We get more versatility out of our handguns if we have a wardrobe of holsters in which to carry them. How fortunate that holsters are cheaper than guns! Let’s look at three, from economy to custom grade.
The plastic Fobus paddle holster from Israel has been on our shores for many years. We holster snobs have turned up our noses at them, saying, “Entry level,” we would sniff, or perhaps something even less kind. In 2010, I had to eat my words.
It was a trip that involved both training and competition. I was in Forsyth, Ga., teaching for Georgia State Law Enforcement Firearms Instructors’ Association, wearing a cool Ed Brown Signature Model 1911 .45, about to head north to shoot the IDPA East Coast National Championships in Prospect Hill, N.C. I was scheduled to be my team’s Stock Service Revolver (SSR) shooter at the latter event. Unpacking in the Georgia hotel, I discovered to my horror that I had packed my Denny Reichard-tuned S&W Model 15 .38 Special and its speedloaders and carriers, but neglected to bring a holster for the revolver.

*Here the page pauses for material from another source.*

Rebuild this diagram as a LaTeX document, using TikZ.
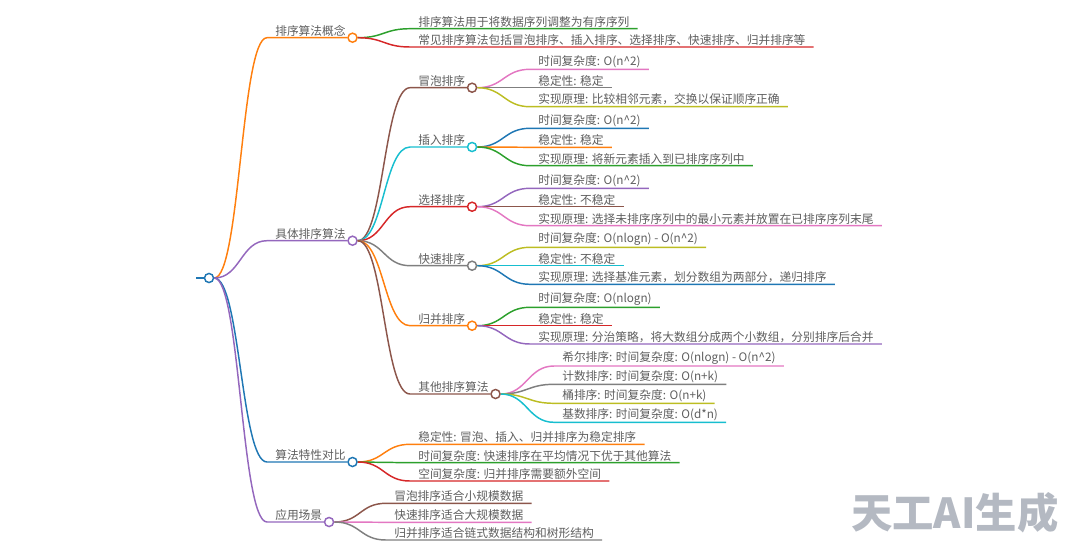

A benevolent local cop took me on a tour of the gun shops and police equipment outlets in the area, and apparently none of their customers wanted them to stock revolver holsters for anything bigger than a 2-inch J-frame. I was ready to raid the Police Museum when I found a Fobus for a 4-inch. I quickly forked over three 10s on the counter.

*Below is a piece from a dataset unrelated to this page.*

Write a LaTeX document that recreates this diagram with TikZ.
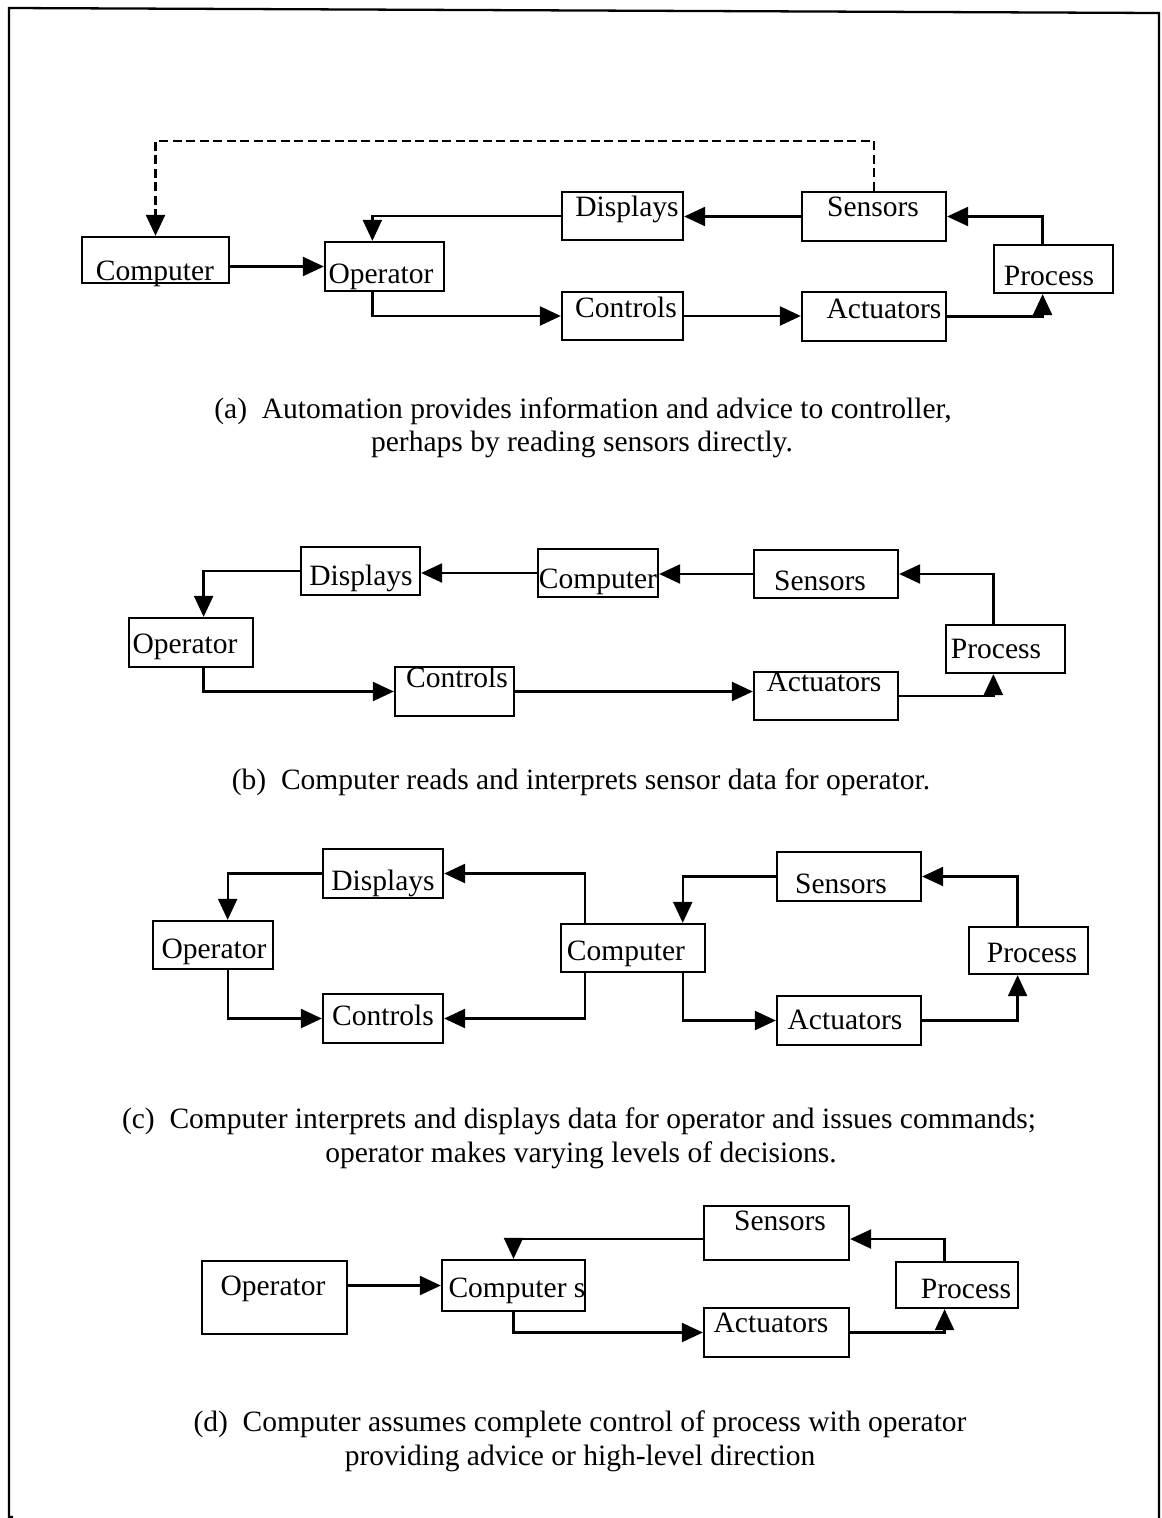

In August 2010, Mas draws S&W M15 from new, concealed Fobus holster, taking First Master, Stock Service Revolver honors at East Coast US Championships of IDPA.
My surprise was exceeded by only my relief when I discovered that it worked remarkably well. From the first draw in practice to the last one of the match, every draw was clean and smooth. The Fobus didn’t hold the gun as tight to the body as some dedicated outside-the-belt concealment holsters, but it concealed adequately both for match rules and for loaded carry to and from the event. I ended up first master, second overall in SSR to Division Champion Craig Buckland, who was on his way to becoming National and then World Champion. No complaints from me.
From that day since, this old holster snob has not bad-mouthed the inexpensive Fobus. Retail for Fobus holsters runs between $30 and $40.